San Francisco has touted their technology as a “lifeline,” a smart solution to a widespread problem, and a way to get help quickly for people living on the streets. Others have called it a “snitch” app.

Seattle’s “Find It, Fix It” app is a mobile version of the city’s 311 number. Residents can alert the city to public problems with a message including a location and description. Users submit issues by category, such as illegal dumping, potholes, dead animals, and “other inquiries,” allowing residents to report encampments, city spokeswoman Cyndi Wilder told Smart Cities Dive in an email interview.

“With ‘Find It, Fix It,’ reporting an issue is as easy as snapping a photo with your smartphone,” according to the City of Seattle Website.

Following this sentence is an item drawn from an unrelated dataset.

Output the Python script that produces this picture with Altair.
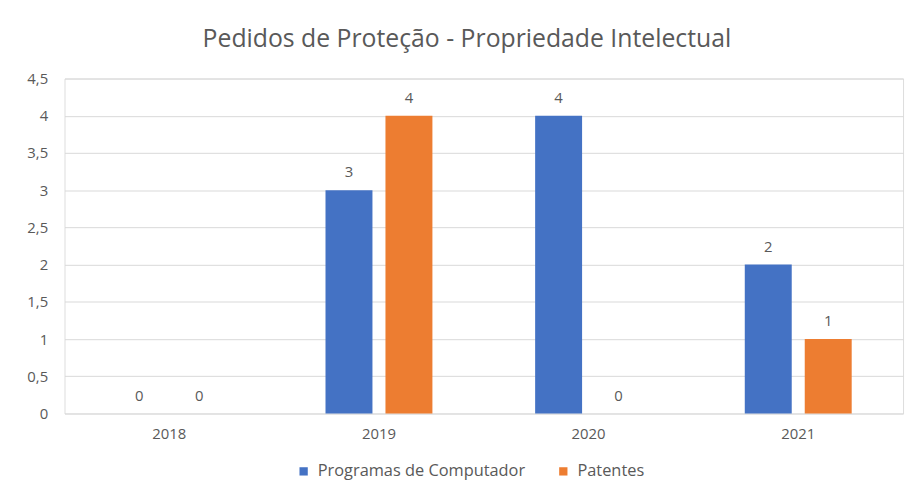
import altair as alt
import pandas as pd

years = ["2018", "2019", "2020", "2021"]
series = ["Programas de Computador", "Patentes"]
programas = [0, 3, 4, 2]
patentes = [0, 4, 0, 1]
colors = ["#4472C4", "#ED7D31"]
y_ticks = [0, 0.5, 1, 1.5, 2, 2.5, 3, 3.5, 4, 4.5]

rows = []
for i, y in enumerate(years):
    rows.append({"ano": y, "serie": series[0], "valor": programas[i]})
    rows.append({"ano": y, "serie": series[1], "valor": patentes[i]})
df = pd.DataFrame(rows)

FONT = "Open Sans"
TXT = "#595959"

x = alt.X("ano:N", title=None, sort=years,
          scale=alt.Scale(paddingInner=0.49, paddingOuter=0.245),
          axis=alt.Axis(labelAngle=0, labelFont=FONT, labelFontSize=15, labelColor=TXT,
                        ticks=False, domain=False, labelPadding=13))
xoff = alt.XOffset("serie:N", sort=series,
                   scale=alt.Scale(paddingInner=0.217, paddingOuter=0))
y = alt.Y("valor:Q", title=None,
          scale=alt.Scale(domain=[0, 4.5], nice=False, zero=True),
          axis=alt.Axis(values=y_ticks, labelOverlap=False,
                        labelExpr="replace(toString(datum.value), '.', ',')",
                        labelFont=FONT, labelFontSize=15, labelColor=TXT,
                        ticks=False, domain=False, labelPadding=17,
                        grid=True, gridColor="#D9D9D9", gridWidth=1))

base = alt.Chart(df)

bars = base.mark_bar().encode(
    x=x,
    xOffset=xoff,
    y=y,
    color=alt.Color("serie:N", sort=series,
                    scale=alt.Scale(domain=series, range=colors),
                    legend=alt.Legend(title=None, orient="none", direction="horizontal",
                                      legendX=233, legendY=388,
                                      symbolType="square", symbolSize=70,
                                      symbolStrokeWidth=0, labelLimit=400,
                                      labelFont=FONT, labelFontSize=16.5, labelColor=TXT,
                                      columnPadding=30, labelOffset=6)),
)

labels = base.mark_text(baseline="bottom", dy=-10, font=FONT, fontSize=15, color=TXT).encode(
    x=x,
    xOffset=xoff,
    y=y,
    text=alt.Text("valor:Q"),
)

chart = alt.layer(bars, labels).properties(
    width=846, height=338,
    title=alt.TitleParams("Pedidos de Proteção - Propriedade Intelectual",
                          font=FONT, fontSize=25, fontWeight="normal", color="#595959",
                          anchor="middle", offset=20, dx=-17),
    autosize=alt.AutoSizeParams(type="none"),
    padding={"left": 57, "top": 69, "right": 6, "bottom": 71},
).configure_view(stroke=None).configure(background="white")

chart.save("out.html", embed_options={"renderer": "svg", "actions": False})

However the app has faced particularly strong backlash. Homeless advocates and contracted service providers call Seattle’s effort “seriously disturbing,” and “at best, pointless.”

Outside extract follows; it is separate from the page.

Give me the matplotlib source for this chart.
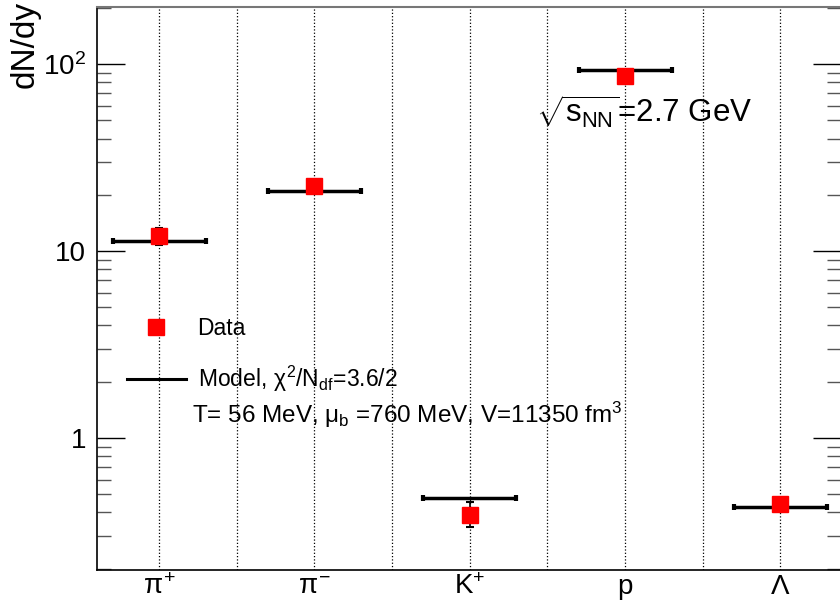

“Smart policy makers and elected officials should know better than to use technology for what might offer the illusion of a quick fix,” said Alison Eisinger, executive director of the Seattle/King County Coalition on Homelessness, in an email to Smart Cities Dive. The “Find It, Fix It” app has received similar public backlash as well as hundreds of false reports, which took city employees a full day to manually sort.

“Smart policy makers and elected officials should know better than to use technology for what might offer the illusion of a quick fix.”

There’s also not much evidence that the apps are successful beyond serving as a way to temporarily quell residents’ frustrations. And they aren’t always efficient for the city. It often takes the city weeks to respond to requests, according to a spokesperson for the city’s Homelessness Emergency Response team.

‘People are not potholes

Is there a way to create and roll out apps that help, not harm, people experiencing homelessness? Experts say it depends on the effectiveness of the homeless services system, city resources, the way the apps are explained to communities and the working relationship of various stakeholders.

Conflict between between the people experiencing homelessness, the homeless service providers and the city’s human services department is one reason why the app can’t work, according to Eisinger.

“Meaningful engagement takes time,” she said. “People are not potholes.”